Our directors periodically review communications from shareholders or interested parties and determine, at their discretion, whether the communication addresses a matter that is appropriate for consideration by the Board. Directors also attend the annual meeting of shareholders and receive communications directly from shareholders at that time.
Code of Ethics and Whistleblower Policy
We maintain a written Code of Ethics, a copy of which is available on our website at www.goldresourcecorp.com. In the event the Board approves an amendment to or a waiver of any provision of the Code of Ethics, we will disclose the information on our website.
The Company also maintains a Whistleblower Policy, a copy of which is available on our website at www.goldresourcecorp.com. We are committed to conducting appropriate investigations and supporting individuals who report in good faith concerning any perceived illegal acts, fraud, and/or violations of the Code of Ethics.
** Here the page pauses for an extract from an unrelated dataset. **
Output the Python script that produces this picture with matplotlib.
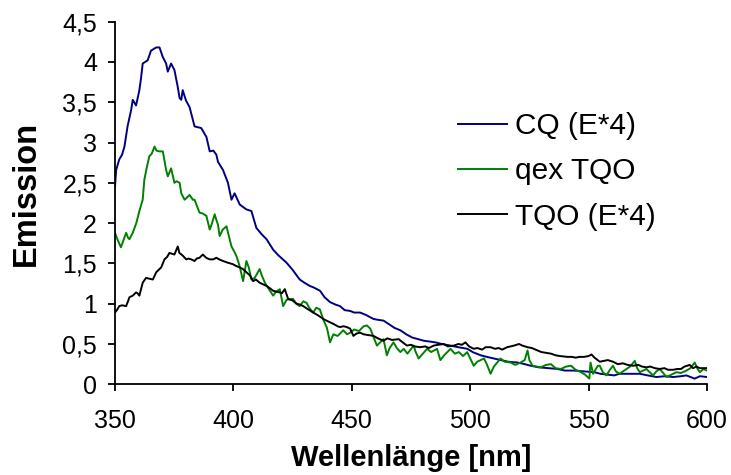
import matplotlib
matplotlib.use("Agg")
import matplotlib.pyplot as plt
from matplotlib.ticker import FuncFormatter, MultipleLocator

plt.rcParams['font.family'] = ['Liberation Sans', 'DejaVu Sans']

# ----------------------------
# Emission spectra
# ----------------------------
cq_nm = [350, 350.5, 351.8, 353, 354, 355.3, 356.8, 357.5, 358.9, 360.3, 361, 361.7,
         363.8, 365.2, 367.4, 368.8, 370.2, 371.6, 372.3, 373.7, 375.1, 376.5, 377.3,
         378, 378.6, 380, 381.5, 383.6, 385, 386.4, 388.6, 390, 391.5, 392.8, 393.5,
         395.6, 397.7, 399.2, 400.5, 402.7, 405.5, 407.6, 409.7, 412, 414, 416.8, 419,
         422.4, 425, 428, 430, 432.3, 434, 436.6, 438.5, 440.8, 443, 445, 447, 449.3,
         451, 453.5, 456, 459.2, 461, 463.4, 466, 468, 470.5, 473, 475.5, 478, 480.4,
         483, 485.3, 488, 491.7, 495, 498.8, 501, 504.4, 507, 510, 513, 516, 520, 523,
         525.5, 529, 533, 536.9, 540, 543.9, 548, 552.4, 555, 558, 560.8, 563, 567,
         571.6, 575, 578.6, 582, 585.7, 589, 591.3, 594.8, 597, 600]
cq_em = [2.45, 2.66, 2.79, 2.85, 2.95, 3.20, 3.40, 3.53, 3.46, 3.65, 3.80, 3.98,
         4.02, 4.14, 4.18, 4.18, 4.06, 3.98, 3.88, 3.98, 3.90, 3.69, 3.55,
         3.53, 3.65, 3.52, 3.44, 3.20, 3.19, 3.18, 3.07, 2.89, 2.90, 2.85, 2.76,
         2.66, 2.50, 2.29, 2.37, 2.23, 2.17, 2.15, 1.94, 1.86, 1.80, 1.67, 1.60,
         1.51, 1.42, 1.30, 1.26, 1.22, 1.20, 1.16, 1.08, 1.02, 0.99, 0.97, 0.92, 0.91,
         0.89, 0.89, 0.86, 0.81, 0.80, 0.79, 0.74, 0.70, 0.67, 0.62, 0.58, 0.56, 0.54,
         0.53, 0.52, 0.50, 0.48, 0.46, 0.44, 0.40, 0.36, 0.34, 0.32, 0.30, 0.28, 0.27, 0.25,
         0.23, 0.21, 0.20, 0.19, 0.17, 0.17, 0.16, 0.15, 0.13, 0.12, 0.11, 0.13, 0.13,
         0.13, 0.11, 0.09, 0.10, 0.09, 0.10, 0.11, 0.07, 0.10, 0.09]

qex_nm = [350, 351, 352.5, 353.5, 354.7, 355.5, 356.1, 357.5, 359, 360.3, 361.7, 362.4,
          363.5, 364.5, 365.5, 366.7, 367.5, 368.8, 370.2, 371.6, 372.3, 373.7, 375.1,
          376, 377.3, 378, 379.4, 380.5, 381.5, 382.9, 383.6, 385.7, 387, 388.6, 390,
          391, 392.1, 392.8, 393.5, 394.2, 395.5, 397.1, 398, 399.2, 400.3, 401.3, 402.5,
          404.1, 405.5, 406.5, 407.6, 409, 411.1, 412, 413.3, 415, 416.8, 418, 419.6, 421,
          422.5, 425.2, 426.5, 428, 429.5, 430.9, 432, 433.7, 435, 436.5, 438, 439.5,
          440.8, 442.2, 444, 446.4, 448, 449.3, 451, 453, 455, 456.4, 457.8, 459, 460.6,
          462, 463.4, 464.8, 466, 467.6, 469, 470.5, 471.9, 473.5, 476.1, 477, 478.2, 480,
          481.8, 483.5, 486, 487.4, 489, 491.7, 493.5, 495.2, 497, 498.7, 500, 501.5, 503,
          505.8, 507, 508.6, 510, 512.8, 514.5, 517.1, 519, 521.3, 523, 524.2, 525, 526.3,
          528, 529.8, 532, 534.1, 536, 538.3, 540.5, 542.6, 544.5, 546.8, 548.5, 550.3,
          550.8, 551.9, 553.9, 554.7, 556, 557.5, 559, 560.3, 561.5, 563.1, 564.5, 566,
          567.5, 569.5, 570.5, 571.6, 573, 574.4, 575.8, 577.2, 578.6, 580, 581.5, 582.9,
          585, 587.1, 589, 591.3, 593, 594.8, 596, 597, 598.5, 600]
qex_em = [1.88, 1.80, 1.70, 1.78, 1.88, 1.82, 1.80, 1.88, 2.00, 2.15, 2.29, 2.54,
          2.70, 2.83, 2.86, 2.95, 2.90, 2.89, 2.89, 2.66, 2.58, 2.68, 2.50,
          2.52, 2.50, 2.37, 2.29, 2.32, 2.35, 2.29, 2.29, 2.13, 2.12, 2.09, 1.92,
          2.00, 2.11, 2.04, 1.98, 1.84, 1.92, 1.96, 1.85, 1.71, 1.65, 1.59, 1.48,
          1.28, 1.53, 1.45, 1.30, 1.32, 1.43, 1.35, 1.26, 1.18, 1.10, 1.15, 1.18, 0.97,
          1.05, 1.06, 1.00, 0.97, 1.03, 1.01, 0.95, 0.89, 0.95, 0.93, 0.80, 0.70,
          0.52, 0.62, 0.60, 0.67, 0.62, 0.64, 0.68, 0.66, 0.72, 0.73, 0.69, 0.60, 0.48,
          0.52, 0.56, 0.36, 0.45, 0.52, 0.45, 0.40, 0.44, 0.38, 0.48, 0.40, 0.32, 0.38,
          0.44, 0.40, 0.44, 0.30, 0.36, 0.44, 0.38, 0.40, 0.35, 0.40, 0.32, 0.23, 0.28,
          0.32, 0.25, 0.13, 0.22, 0.32, 0.28, 0.27, 0.24, 0.27, 0.30, 0.42, 0.30, 0.23,
          0.22, 0.21, 0.24, 0.25, 0.20, 0.19, 0.22, 0.23, 0.18, 0.15, 0.12, 0.07,
          0.27, 0.13, 0.23, 0.23, 0.15, 0.11, 0.18, 0.23, 0.16, 0.13, 0.16, 0.19,
          0.22, 0.29, 0.20, 0.15, 0.17, 0.19, 0.15, 0.11, 0.16, 0.19, 0.14, 0.09,
          0.12, 0.15, 0.14, 0.17, 0.20, 0.27, 0.19, 0.15, 0.19, 0.17]

tqo_nm = [350, 350.8, 351.8, 353, 354.7, 355.5, 356.1, 357.5, 358.9, 359.5, 360.3, 361.7,
          363.1, 364.5, 366, 367.4, 369.5, 370.9, 372, 373, 374, 375.1, 376.5, 377.2,
          378.5, 380.1, 381, 382.2, 383.6, 384.5, 385.7, 387.1, 388.5, 390, 391.5, 392.8,
          394, 395.6, 397.5, 399.8, 401, 402.7, 404, 405.5, 407, 408.3, 409.5, 411.1,
          412.5, 414, 415.5, 416.8, 418, 419.6, 420.5, 421.7, 423.1, 425, 426.7, 428,
          429.5, 431, 433.7, 435.5, 438, 440, 442.2, 444, 445, 446.5, 447.9, 449.3, 450.7,
          452, 453.5, 455, 457, 459.2, 461, 463.4, 465, 467, 469.8, 471.5, 473.3, 475,
          476.5, 478.9, 481, 482.5, 484.6, 486.5, 488.8, 490.5, 493.1, 495, 496.5, 498,
          499.5, 501.5, 503, 505, 506.5, 508.6, 510.5, 512, 513.5, 515.6, 517, 518.5,
          520.6, 522, 524.2, 526, 528.4, 530, 532, 534.1, 536, 538, 541.1, 543, 544.5,
          546.2, 548, 550, 551.2, 552.5, 554.7, 556.5, 558.1, 560.3, 562.3, 564.5, 566.5,
          568.8, 571, 572.5, 574.4, 576, 578, 580, 582, 583.5, 585.7, 587.5, 589, 590.5,
          592.7, 594.1, 595.5, 597, 600]
tqo_em = [0.89, 0.92, 0.97, 0.98, 0.97, 1.03, 1.08, 1.10, 1.14, 1.13, 1.10, 1.26,
          1.32, 1.31, 1.30, 1.39, 1.45, 1.55, 1.58, 1.63, 1.62, 1.61, 1.71, 1.63,
          1.60, 1.55, 1.56, 1.55, 1.53, 1.56, 1.57, 1.61, 1.57, 1.55, 1.55, 1.57,
          1.55, 1.53, 1.51, 1.49, 1.47, 1.45, 1.43, 1.39, 1.35, 1.28, 1.30, 1.26,
          1.24, 1.22, 1.19, 1.16, 1.15, 1.14, 1.13, 1.18, 1.06, 1.04, 1.00, 0.99,
          0.97, 0.94, 0.89, 0.86, 0.81, 0.78, 0.75, 0.72, 0.71, 0.72, 0.71, 0.69, 0.60,
          0.63, 0.64, 0.62, 0.61, 0.60, 0.57, 0.54, 0.57, 0.55, 0.56, 0.52, 0.48, 0.49,
          0.47, 0.46, 0.47, 0.45, 0.48, 0.49, 0.50, 0.47, 0.48, 0.50, 0.49, 0.52,
          0.47, 0.44, 0.45, 0.43, 0.46, 0.46, 0.44, 0.45, 0.43, 0.46, 0.47, 0.48,
          0.50, 0.48, 0.46, 0.45, 0.42, 0.40, 0.39, 0.38, 0.36, 0.35, 0.34, 0.34, 0.33,
          0.34, 0.34, 0.35, 0.37, 0.33, 0.28, 0.29, 0.30, 0.28, 0.25, 0.26, 0.24,
          0.23, 0.24, 0.22, 0.21, 0.22, 0.20, 0.19, 0.20, 0.18, 0.18, 0.19, 0.19, 0.22,
          0.24, 0.20, 0.22, 0.20, 0.20]

labels = ["CQ (E*4)", "qex TQO", "TQO (E*4)"]
colors = ["#000080", "#008000", "#000000"]

fig = plt.figure(figsize=(7.31, 4.75), dpi=100)
ax = fig.add_axes([0.1573, 0.191, 0.8099, 0.7634])

ax.plot(cq_nm, cq_em, color=colors[0], lw=1.4, label=labels[0])
ax.plot(qex_nm, qex_em, color=colors[1], lw=1.4, label=labels[1])
ax.plot(tqo_nm, tqo_em, color=colors[2], lw=1.4, label=labels[2])

ax.set_xlim(350, 600)
ax.set_ylim(0, 4.5)
ax.xaxis.set_major_locator(MultipleLocator(50))
ax.yaxis.set_major_locator(MultipleLocator(0.5))
ax.yaxis.set_major_formatter(FuncFormatter(lambda v, p: f"{v:g}".replace('.', ',')))

for s in ['top', 'right']:
    ax.spines[s].set_visible(False)
for s in ['left', 'bottom']:
    ax.spines[s].set_linewidth(1.3)
ax.tick_params(axis='both', direction='out', length=5, width=1.3, labelsize=18)
ax.tick_params(axis='x', pad=13)
ax.tick_params(axis='y', pad=8)

ax.set_xlabel("Wellenlänge [nm]", fontsize=21, fontweight='bold', labelpad=8)
ax.set_ylabel("Emission", fontsize=23.5, fontweight='bold')
ax.yaxis.set_label_coords(-0.124, 0.525)

leg = ax.legend(loc='upper left', bbox_to_anchor=(458 / 731, 1 - 112 / 475),
                bbox_transform=fig.transFigure, frameon=False, fontsize=21.5,
                handlelength=1.65, handletextpad=0.25, labelspacing=0.58,
                borderpad=0, borderaxespad=0)
for line in leg.get_lines():
    line.set_linewidth(1.4)

fig.savefig("out.png", dpi=100)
Delinquent Section 16(a) Reports
Section 16(a) of the Securities Exchange Act of 1934 requires our directors, executive officers, and stockholders who own more than 10% of our stock to file forms with the SEC to report their ownership of our stock and any changes in ownership. We assist our directors and executive officers by identifying reportable transactions of which it is aware and preparing and filing their forms on their behalf. All persons required to file forms with the SEC must also send copies of the forms to us. We have reviewed all forms provided to us. Based on that review and on written information given to use by our executive officers and directors, we believe that all Section 16(a) filings during the past fiscal year were filed on a timely basis and that all directors, executive officers and 10% beneficial owners have fully complied with such requirements during the past fiscal year except for one late filing involving Lila Murphy, a member of our Board, related to DSU’s issues in June 2022 in lieu of a cash retainer.
Prior auditor disclosures
Plante & Moran, PLLC (“Plante Moran”) served as our independent public accounting firm from October 1, 2018 when our prior independent public accounting firm, EKS&H LLLP combined with Plante Moran, until December 31, 2021, following such time Plante Moran declined to continue as our independent auditor. The audit reports of Plante Moran on the Company’s consolidated financial statements as of and for the years ended December 31, 2021 and 2020, did not contain any adverse opinion or disclaimer of opinion, nor were they qualified or modified as to uncertainty, audit scope or accounting principles, except that the December 31, 2021 opinion on the internal control over financial reporting contained a separate paragraph stating that “In our opinion, the Company did not maintain, in all material respects, effective internal control over financial reporting as of December 31, 2021, based on criteria established in Internal Control - Integrated Framework (2013) issued by the COSO because a material weakness in internal control over financial reporting existed as of that date related to the operating effectiveness of review controls over the accounting for and valuation of acquired assets and liabilities in the application of the acquisition method of accounting for asset acquisitions.”
During the years ended December 31, 2021 and 2020, there were no (1) disagreements (as defined in Item 304(a)(1)(iv) of Regulation S-K and related instructions) with Plante Moran on any matter of accounting principles or practices, financial statement disclosure, or auditing scope or procedure, which disagreements, if not resolved to the satisfaction of Plant Moran, would have caused Plante Moran to make reference to the subject matter of the disagreement in their reports, or (2) reportable events (as defined in Item 304(a)(1)(v) of Regulation S-K) other than as noted above.